🤖 AI Summary
This work addresses the lack of an end-to-end theoretical understanding of how pretraining initialization influences feature reuse and learning during fine-tuning. By constructing an analytical framework for pretraining–fine-tuning dynamics in diagonal linear networks, the authors derive exact expressions for generalization error as a function of initialization scale and task statistics, thereby revealing— for the first time—how initialization shapes the inductive bias of fine-tuning. The analysis identifies four distinct fine-tuning mechanisms governed primarily by the scale of initialization and demonstrates that shallow, small-scale initializations confer an advantage in subset-feature tasks.

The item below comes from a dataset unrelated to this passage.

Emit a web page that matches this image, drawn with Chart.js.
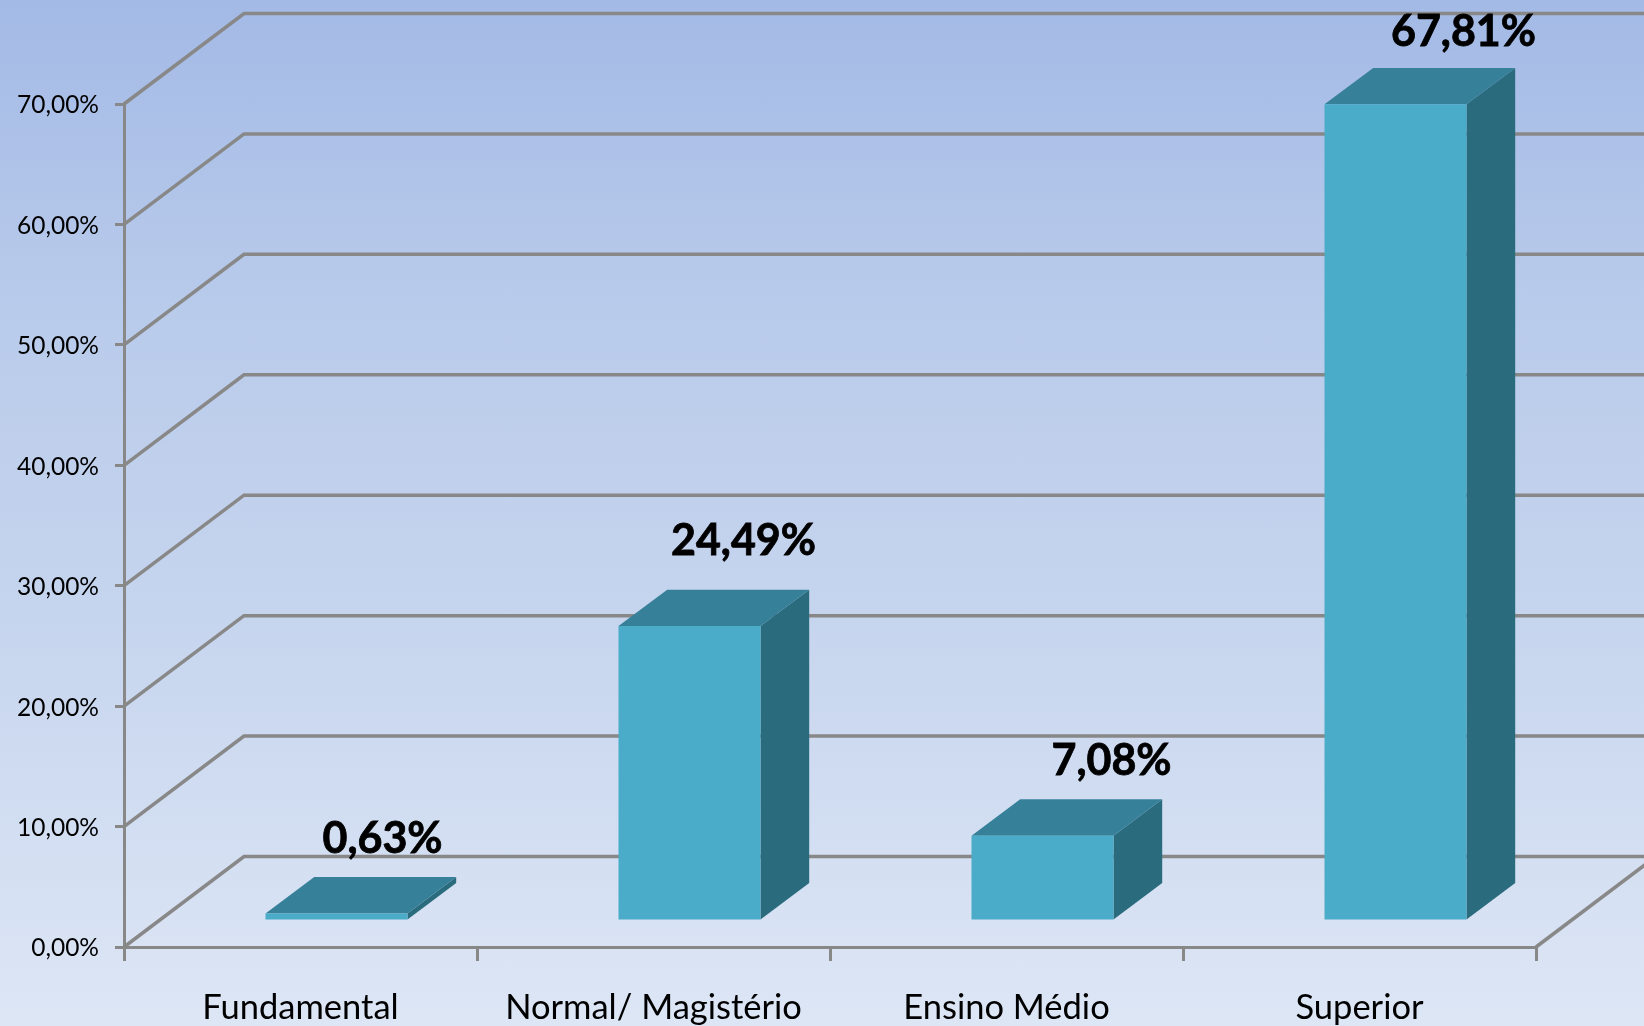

These theoretical predictions are validated through experiments on CIFAR-100 with nonlinear networks, confirming that the distribution of initialization scales significantly modulates fine-tuning generalization performance.
📝 Abstract
Pretraining and fine-tuning are central stages in modern machine learning systems. In practice, feature learning plays an important role across both stages: deep neural networks learn a broad range of useful features during pretraining and further refine those features during fine-tuning. However, an end-to-end theoretical understanding of how choices of initialization impact the ability to reuse and refine features during fine-tuning has remained elusive. Here we develop an analytical theory of the pretraining-fine-tuning pipeline in diagonal linear networks, deriving exact expressions for the generalization error as a function of initialization parameters and task statistics. We find that different initialization choices place the network into four distinct fine-tuning regimes that are distinguished by their ability to support feature learning and reuse, and therefore by the task statistics for which they are beneficial. In particular, a smaller initialization scale in earlier layers enables the network to both reuse and refine its features, leading to superior generalization on fine-tuning tasks that rely on a subset of pretraining features. We demonstrate empirically that the same initialization parameters impact generalization in nonlinear networks trained on CIFAR-100. Overall, our results demonstrate analytically how data and network initialization interact to shape fine-tuning generalization, highlighting an important role for the relative scale of initialization across different layers in enabling continued feature learning during fine-tuning.